以前說回家就是回北京,毫無疑問。回北京除了探望父母、小妹,還期待見到那裏的老朋友,感受家裏獨特的文化氛圍-聲音、氣味、色彩、人情。。。說白了就是所謂的煙火氣。這次回去發現,老一輩幾乎所剩無幾,同輩的友人留在北京的也不多了,有的仙逝,有的去了國外,有的失了聯係。不但小時候的胡同已經麵目全非,就是前麵十幾年住的樓區也變了。

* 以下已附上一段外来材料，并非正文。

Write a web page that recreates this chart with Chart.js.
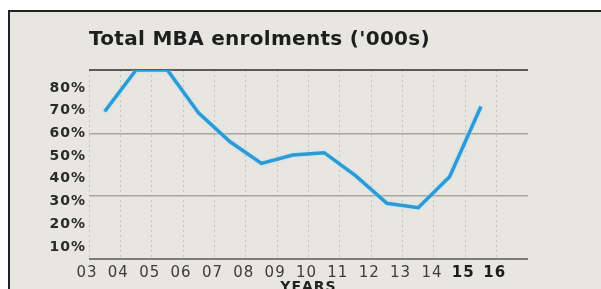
<!DOCTYPE html>
<html>
<head>
<meta charset="utf-8">
<script src="https://cdn.jsdelivr.net/npm/chart.js@4.4.0/dist/chart.umd.min.js"></script>
<style>
  html, body { margin: 0; padding: 0; background: #fff; }
  #wrap { position: relative; width: 601px; height: 289px; overflow: hidden; }
  #frame { position: absolute; left: 8px; top: 10px; right: 0; bottom: 0;
           border-left: 2px solid #222; border-top: 2px solid #222; background: #e8e6e1; }
  canvas { position: absolute; left: 0; top: 0; }
</style>
</head>
<body>
<div id="wrap">
  <div id="frame"></div>
  <canvas id="mbaChart" width="601" height="289"></canvas>
</div>
<script>
// chart data
const chartTitle = "Total MBA enrolments ('000s)";
const years = ['03', '04', '05', '06', '07', '08', '09', '10', '11', '12', '13', '14', '15', '16'];
const boldYears = ['15', '16'];
// one value per year, plotted midway between the year lines
const enrolments = [69.6, 87.9, 87.9, 68.9, 56.3, 46.8, 50.5, 51.5, 41.4, 29.2, 27.3, 40.9, 71.8];
const yLabels = [10, 20, 30, 40, 50, 60, 70, 80];
const solidLines = [60, 32.4];
const yMin = 4.7;
const yMax = 87.9;

// letter spacing for the stretched look of the original, title, and a soft glow on the line
const stylePlugin = {
    id: 'style',
    beforeDraw(chart) {
        chart.ctx.letterSpacing = '1px';
    },
    beforeDatasetsDraw(chart) {
        const ctx = chart.ctx;
        ctx.save();
        ctx.shadowColor = 'rgba(175, 225, 250, 0.9)';
        ctx.shadowBlur = 3;
    },
    afterDatasetsDraw(chart) {
        chart.ctx.restore();
    },
    afterDraw(chart) {
        const ctx = chart.ctx;
        ctx.save();
        ctx.letterSpacing = '0.3px';
        ctx.font = 'bold 20px "DejaVu Sans"';
        ctx.fillStyle = '#1e1e1e';
        ctx.textBaseline = 'middle';
        ctx.textAlign = 'left';
        ctx.fillText(chartTitle, chart.chartArea.left, 40);
        ctx.restore();
    }
};

function isBold(c) {
    return !!(c && c.tick && boldYears.includes(years[c.tick.value]));
}

function gridColor(v) {
    if (v === yMax) return '#5c5b58';
    if (v === yMin) return '#7d7b77';
    if (solidLines.includes(v)) return '#a9a69f';
    return 'rgba(0,0,0,0)';
}

const ctx = document.getElementById('mbaChart').getContext('2d');
new Chart(ctx, {
    type: 'line',
    data: {
        datasets: [{
            data: enrolments.map((v, i) => ({ x: i + 0.5, y: v })),
            borderColor: '#2b9ad5',
            borderWidth: 3.5,
            pointRadius: 0,
            tension: 0,
            fill: false
        }]
    },
    options: {
        responsive: false,
        animation: false,
        layout: { padding: { top: 70, right: 73, left: 0, bottom: 0 } },
        plugins: {
            legend: { display: false },
            tooltip: { enabled: false },
            title: { display: false }
        },
        scales: {
            x: {
                type: 'linear',
                min: 0,
                max: 14,
                afterBuildTicks: s => { s.ticks = years.map((_, i) => ({ value: i })).concat([{ value: 14 }]); },
                afterFit: s => { s.height = 30; },
                grid: {
                    color: c => (c.tick && c.tick.value < 14) ? '#c5c2bb' : 'rgba(0,0,0,0)',
                    lineWidth: 1,
                    drawTicks: false
                },
                border: { display: false, dash: [2, 3] },
                ticks: {
                    autoSkip: false,
                    maxRotation: 0,
                    padding: 5,
                    labelOffset: -2,
                    callback: v => years[v] ?? '',
                    font: c => ({
                        family: 'DejaVu Sans',
                        size: 15,
                        weight: isBold(c) ? 'bold' : 'normal'
                    }),
                    color: c => isBold(c) ? '#1e1e1e' : '#3c3c3c'
                },
                title: {
                    display: true,
                    text: 'YEARS',
                    color: '#222',
                    font: { family: 'DejaVu Sans', size: 14, weight: 'bold' },
                    padding: { top: 0, bottom: -7 }
                }
            },
            y: {
                min: yMin,
                max: yMax,
                afterBuildTicks: s => {
                    s.ticks = [yMin, ...yLabels, ...solidLines, yMax]
                        .filter((v, i, a) => a.indexOf(v) === i)
                        .sort((a, b) => a - b)
                        .map(v => ({ value: v }));
                },
                afterFit: s => { s.width = 89; },
                grid: {
                    color: c => c.tick ? gridColor(c.tick.value) : 'rgba(0,0,0,0)',
                    lineWidth: c => (c.tick && (c.tick.value === yMax || c.tick.value === yMin)) ? 2 : 1.5,
                    drawTicks: false
                },
                border: { display: false },
                ticks: {
                    autoSkip: false,
                    padding: 3,
                    callback: v => yLabels.includes(v) ? v + '%' : '',
                    font: { family: 'DejaVu Sans', size: 14, weight: 'bold' },
                    color: '#2a2a2a'
                }
            }
        }
    },
    plugins: [stylePlugin]
});
</script>
</body>
</html>
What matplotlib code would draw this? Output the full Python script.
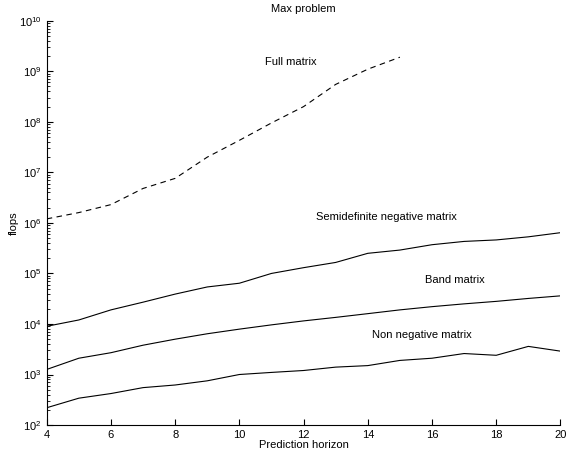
import numpy as np
import matplotlib
matplotlib.use("Agg")
import matplotlib.pyplot as plt
from matplotlib.ticker import LogLocator

plt.rcParams['font.family'] = ['Liberation Sans', 'DejaVu Sans']
plt.rcParams['mathtext.fontset'] = 'custom'
plt.rcParams['mathtext.rm'] = 'Liberation Sans'
plt.rcParams['mathtext.it'] = 'Liberation Sans:italic'
plt.rcParams['mathtext.bf'] = 'Liberation Sans:bold'

# horizon de prediction
horizon = [4, 5, 6, 7, 8, 9, 10, 11, 12, 13, 14, 15, 16, 17, 18, 19, 20]
horizon_full = [4, 5, 6, 7, 8, 9, 10, 11, 12, 13, 14, 15]

full_matrix = [1.2e6, 1.6e6, 2.3e6, 4.8e6, 7.6e6, 2.0e7, 4.3e7, 9.5e7, 2.0e8, 5.5e8, 1.1e9, 1.9e9]
semidef_neg = [9.0e3, 1.2e4, 1.9e4, 2.7e4, 3.9e4, 5.4e4, 6.4e4, 1.0e5, 1.3e5, 1.65e5,
               2.5e5, 2.9e5, 3.7e5, 4.3e5, 4.6e5, 5.3e5, 6.4e5]
band = [1.26e3, 2.1e3, 2.7e3, 3.8e3, 5.0e3, 6.4e3, 7.9e3, 9.6e3, 1.15e4, 1.35e4,
        1.6e4, 1.9e4, 2.2e4, 2.5e4, 2.8e4, 3.2e4, 3.6e4]
non_neg = [2.2e2, 3.4e2, 4.2e2, 5.5e2, 6.2e2, 7.5e2, 1.0e3, 1.1e3, 1.2e3, 1.4e3,
           1.5e3, 1.9e3, 2.1e3, 2.6e3, 2.4e3, 3.6e3, 2.9e3]

fig = plt.figure(figsize=(5.67, 4.61), dpi=100)
ax = fig.add_axes([0.0824, 0.078, 0.906, 0.877])

ax.semilogy(horizon_full, full_matrix, 'k--', lw=0.8, dashes=(5, 4))
ax.semilogy(horizon, semidef_neg, 'k-', lw=0.8)
ax.semilogy(horizon, band, 'k-', lw=0.8)
ax.semilogy(horizon, non_neg, 'k-', lw=0.8)

ax.text(11.6, 10**9.19, "Full matrix", fontsize=8, ha='center', va='center')
ax.text(14.57, 10**6.11, "Semidefinite negative matrix", fontsize=8, ha='center', va='center')
ax.text(16.72, 10**4.87, "Band matrix", fontsize=8, ha='center', va='center')
ax.text(15.7, 10**3.79, "Non negative matrix", fontsize=8, ha='center', va='center')

ax.set_xlim(4, 20)
ax.set_ylim(1e2, 1e10)
ax.set_xticks([4, 6, 8, 10, 12, 14, 16, 18, 20])
ax.yaxis.set_major_locator(LogLocator(base=10, numticks=20))
ax.yaxis.set_minor_locator(LogLocator(base=10, subs=np.arange(2, 10), numticks=20))

ax.spines['top'].set_visible(False)
ax.spines['right'].set_visible(False)
ax.tick_params(direction='in', labelsize=8, length=4, width=0.8)
ax.tick_params(which='minor', direction='in', length=2, width=0.6)
ax.xaxis.set_tick_params(which='minor', bottom=False)

# titre place a la main, au-dessus des axes
ax.text(0.5, 1.029, "Max problem", fontsize=8, ha='center', va='center',
        transform=ax.transAxes)
ax.set_xlabel("Prediction horizon", fontsize=8, labelpad=0)
ax.set_ylabel("flops", fontsize=8, labelpad=0)

fig.savefig("out.png", dpi=100)
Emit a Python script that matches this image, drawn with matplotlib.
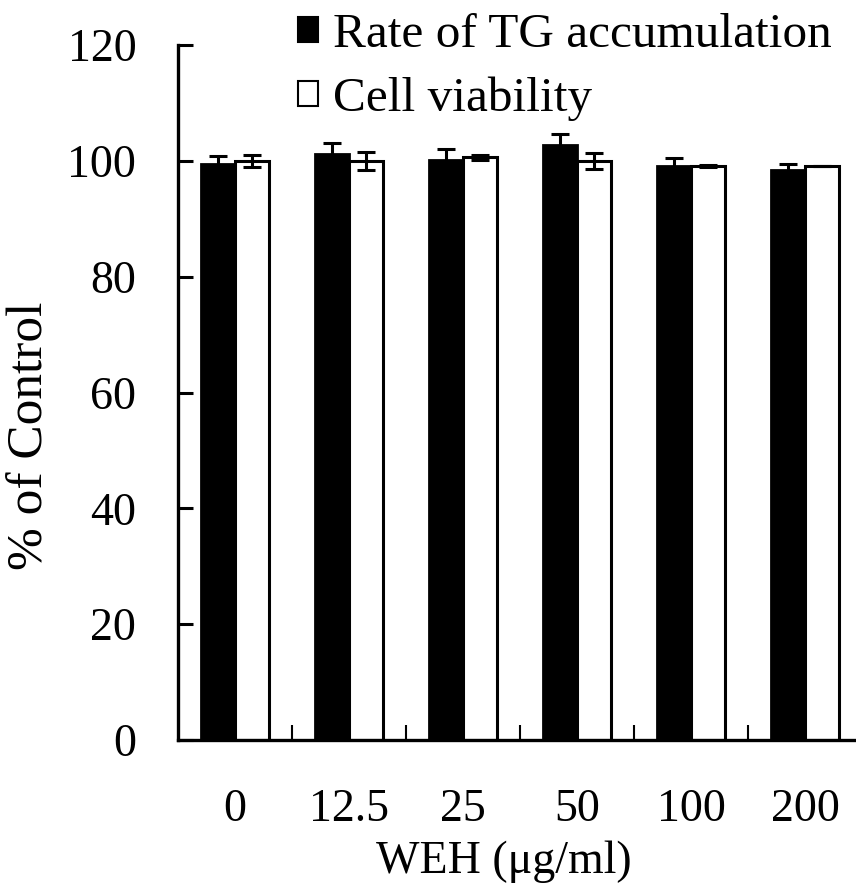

原先我媽樓下有個小商品市場,幾年前被列為“低端”清理掉了,現在改為健身房。健身房和我沒關係,沒進去過,不知道裏麵生意咋樣,倒是對原來的小商品市場特別懷念。那裏麵賣的都是過日子的東西,既便宜又種類繁多,還可以討價還價,每天顧客都絡繹不絕。小商品市場門口有很多小攤兒,早上是早市,賣新鮮的蔬菜水果,下午賣幹果炒貨和雜貨,還有修鞋的,剃頭的等等,雖然我那時候也嫌棄早上叫賣的噪雜和晚上留在街上的一地垃圾,可現在沒有了還挺懷念,懷念那特有的生活氣息。反正這次回到北京突然有了無端的疏離感。

上一篇發出後有位博友說:久居國外,故鄉漸行漸遠了。這個說法令我神傷:故鄉北京和我真的漸行漸遠了嗎?

我讀餘秀華的詩有好長時間了,每次不能讀太多,因為讀多了餘秀華會感到身體有痛,但她的詩真好,過一段時間又會想讀。寫到這裏的時候,我想起她寫的一首《冬天裏我的村莊》,其中有這樣幾句:。。。

雪從北方傳來了消息

但是與我的村莊有多大關係呢

雪沒有下

我的村莊也如此白了

也許北京於我,就好像餘秀華詩中“北方的雪”和“我的村莊”那樣的關係,雖然我成了外人,但那裏的所有的“雪”,仍然會“白”了我的“村莊”。